To these are added some admirably lucid charts, illustrating how the elements of musical language and the requirements of the national curriculum will be encountered on a journey through the year’s activities. These are backed up by useful planning charts and sensible advice on such matters as instrument care, use of signs and symbols and practical assessment.
Each unit is set out in similar format. There is a plain statement of musical aims and the resources needed, suggestions for discussion with children focusing on the pictures, descriptions of what to do next, what to listen to, what to sing and how to sing it, plans for musical developments led both by teachers and by children, and some thoughtful pointers towards parallel work in art, dance, design or writing.
The tapes are delightfully varied. You get children’s choirs performing a set of specially-written songs which mainly illustrate the musical points in the unit; or natural sounds like leopards growling, hens clucking and rain falling on different surfaces.
You get the sounds of many instruments, from classroom percussion to orchestral virtuosi, not forgetting examples of world musics. There are also short and carefully-chosen extracts of many composers, from Bizet and Britten via Mussorgsky and Madness. The tapes can be adapted on stereo players to allow only the accompaniments or voices to be heard.
The picture stimuli are equally challenging. Photographs of Antarctica’s vast barren ice-floes or a camel caravan in a trackless desert, homely classrooms and Victorian dolls houses, together with musical instruments from across the world being played, will not only provoke discussion and give pleasure, but are relevant to the musical suggestions with which they are linked.
The effect of all this in real classrooms should be that music really happens, that children perform, compose and listen in many different new national curriculum orders. Enjoyment and opportunities are brought to life in ways which teachers can share with their classes.
Musical concepts are brought into purposeful contact with one another and revisited at later stages of the programme. Throughout there are straightforward suggestions as to when teachers’ guidance is necessary and when children should take the lead.

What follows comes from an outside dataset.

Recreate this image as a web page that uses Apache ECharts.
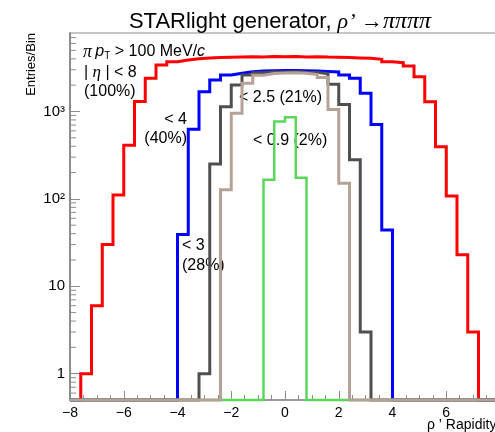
<!DOCTYPE html>
<html><head><meta charset="utf-8">
<script src="https://cdn.jsdelivr.net/npm/echarts@6/dist/echarts.min.js"></script>
<style>html,body{margin:0;padding:0;background:#fff}#c{width:495px;height:432px}</style>
</head><body><div id="c"></div>
<script>
// Histogram binning: 40 bins from -8 to 8
const binStart = -8, binWidth = 0.4;
// bin contents (Entries/Bin)
const red   = [0,1,6,30,111,410,1300,2400,3400,3700,3880,4000,4080,4150,4180,4200,4230,4210,4250,4220,4240,4200,4230,4190,4180,4150,4100,4070,3950,3710,3610,3310,2500,1294,396,108,23,3,0,0];
const blue  = [0,0,0,0,0,0,0,0,0,0,39,626,1684,2290,2614,2734,2850,2900,2920,2950,2940,2920,2900,2860,2830,2614,2400,1614,710,44,0,0,0,0,0,0,0,0,0,0];
const gray  = [0,0,0,0,0,0,0,0,0,0,0,0,1,250,1135,2010,2614,2780,2820,2830,2840,2810,2800,2700,2050,1200,280,3,0,0,0,0,0,0,0,0,0,0,0,0];
const green = [0,0,0,0,0,0,0,0,0,0,0,0,0,0,0,0,0,0,165,770,860,175,0,0,0,0,0,0,0,0,0,0,0,0,0,0,0,0,0,0];
const brown = [0,0,0,0,0,0,0,0,0,0,0,0,0,0,127,954,2100,2600,2720,2760,2770,2740,2650,2450,1050,151,0,0,0,0,0,0,0,0,0,0,0,0,0,0];
// axis
const xTicks = [-8,-6,-4,-2,0,2,4,6,8];
const yLabels = {1:'1', 10:'10', 100:'10\u00b2', 1000:'10\u00b3'};
const yMin = 0.5, yMax = 7900;

function steps(arr){
  const pts = arr.map((v,i)=>[binStart + i*binWidth, v > 0 ? v : yMin]);
  const last = arr[arr.length-1];
  pts.push([binStart + arr.length*binWidth, last > 0 ? last : yMin]);
  return pts;
}
const yMinor = [];
for (let d = -1; d <= 3; d++) for (let k = 2; k <= 9; k++) {
  const v = k * Math.pow(10, d);
  if (v > yMin && v < yMax && v !== 1) yMinor.push([-8, v]);
}

function hist(name, arr, color, w){
  return {name, type:'line', step:'end', data: steps(arr), showSymbol:false, symbol:'none',
    clip:false, lineStyle:{color, width:w, join:'miter'}, silent:true, animation:false};
}
const F = '"Liberation Sans", Arial, Helvetica, sans-serif';
const SERIF = '"Liberation Serif", "Times New Roman", serif';

const chart = echarts.init(document.getElementById('c'), null, {renderer:'canvas'});
chart.setOption({
  animation:false,
  backgroundColor:'#fff',
  grid:{left:70, right:-5, top:33, bottom:32, show:true, borderColor:'#8c8c8c', borderWidth:1, backgroundColor:'transparent',
    containLabel:false, outerBoundsMode:'none'},
  xAxis:{type:'value', min:-8, max:8, interval:2,
    axisLine:{show:true, onZero:false, lineStyle:{color:'#8c8c8c', width:1.5}},
    axisTick:{show:true, inside:true, length:9, lineStyle:{color:'#8c8c8c'}},
    minorTick:{show:true, splitNumber:4, length:5, lineStyle:{color:'#8c8c8c'}},
    splitLine:{show:false},
    axisLabel:{color:'#000', fontSize:14, fontFamily:F, margin:6, hideOverlap:false,
      formatter:v => (v < 0 ? '\u2212' : '') + Math.abs(v)}},
  yAxis:{type:'log', logBase:10, min:yMin, max:yMax,
    axisLine:{show:true, onZero:false, lineStyle:{color:'#8c8c8c', width:2}},
    axisTick:{show:true, inside:true, length:10, lineStyle:{color:'#8c8c8c'}},
    splitLine:{show:false},
    axisLabel:{color:'#000', fontSize:15, fontFamily:F, margin:5, showMinLabel:false, showMaxLabel:false,
      formatter:v => { const r = Math.round(v); return Math.abs(v - r) < 1e-6 && yLabels[r] ? yLabels[r] : ''; }}},
  series:[
    hist('|η|<8', red, '#ff0000', 3),
    hist('<4', blue, '#0000ff', 3),
    hist('<3', gray, '#4f4f4f', 3),
    hist('<0.9', green, '#5bd65b', 2.5),
    hist('<2.5', brown, '#b5a297', 3),
    {type:'custom', silent:true, clip:false, data:yMinor, z:5,
      renderItem:(params, api) => { const p = api.coord([api.value(0), api.value(1)]);
        return {type:'line', shape:{x1:p[0], y1:p[1], x2:p[0]+6, y2:p[1]}, style:{stroke:'#8c8c8c', lineWidth:1}}; }}
  ],
  graphic:[
    {type:'text', x:280, y:22, style:{text:'{n|STARlight generator, }{i|\u03c1\u2019 }{n|\u2192}{p|\u03c0\u03c0\u03c0\u03c0}',
      align:'center', verticalAlign:'middle',
      rich:{n:{fontFamily:F, fontSize:22, fill:'#000'}, i:{fontFamily:SERIF, fontStyle:'italic', fontSize:22, fill:'#000'},
            p:{fontFamily:SERIF, fontStyle:'italic', fontSize:24, fill:'#000'}}}},
    {type:'text', x:31, y:33, rotation:Math.PI/2, style:{text:'Entries/Bin', font:'13px '+F, fill:'#000', align:'right', verticalAlign:'middle'}},
    {type:'text', x:427, y:425, style:{text:'\u03c1 \u2019 Rapidity', font:'14px '+F, fill:'#000', align:'left', verticalAlign:'middle'}},
    {type:'text', x:83, y:52, style:{text:'{g|\u03c0} {i|p}{s|T}{n| > 100 MeV/}{i|c}', verticalAlign:'middle',
      rich:{g:{fontFamily:SERIF, fontStyle:'italic', fontSize:18, fill:'#000'}, i:{fontFamily:F, fontStyle:'italic', fontSize:16, fill:'#000'},
            n:{fontFamily:F, fontSize:16, fill:'#000'}, s:{fontFamily:F, fontSize:10, fill:'#000', verticalAlign:'bottom', padding:[8,0,0,0]}}}},
    {type:'text', x:84, y:73, style:{text:'{n|| }{g|\u03b7}{n| | < 8}', verticalAlign:'middle',
      rich:{g:{fontFamily:SERIF, fontStyle:'italic', fontSize:17, fill:'#000'}, n:{fontFamily:F, fontSize:16, fill:'#000'}}}},
    {type:'text', x:84, y:92, style:{text:'(100%)', font:'16px '+F, fill:'#000', verticalAlign:'middle'}},
    {type:'text', x:187, y:120, style:{text:'< 4', font:'16px '+F, fill:'#000', align:'right', verticalAlign:'middle'}},
    {type:'text', x:187, y:139, style:{text:'(40%)', font:'16px '+F, fill:'#000', align:'right', verticalAlign:'middle'}},
    {type:'text', x:239, y:98, style:{text:'< 2.5 (21%)', font:'16px '+F, fill:'#000', verticalAlign:'middle'}},
    {type:'text', x:253, y:141, style:{text:'< 0.9 (2%)', font:'16px '+F, fill:'#000', verticalAlign:'middle'}},
    {type:'text', x:182, y:246, style:{text:'< 3', font:'16px '+F, fill:'#000', verticalAlign:'middle'}},
    {type:'text', x:182, y:266, style:{text:'(28%)', font:'16px '+F, fill:'#000', verticalAlign:'middle'}}
  ]
});
</script></body></html>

In Year 2 the opportunities become more exciting. From simply hearing and then using different timbres, children are encouraged to organise them while using the distinctions between long and short notes. The encounter with musical elements is given added power when it is put in a context of using musical skills. Improvisatory work on echoes and fading sounds is linked to attentive listening to the echoes in Purcell’s In a Deep Vaulted Cell. A straight Vivaldi and a jazzed-up rendering draw attention to the elements that stay the same (tune) and those that differ (rhythm and timbre) in performance.
The message to teachers is try it! And your children will enter the juniors equipped with a rich budget of enthusiasm and skill.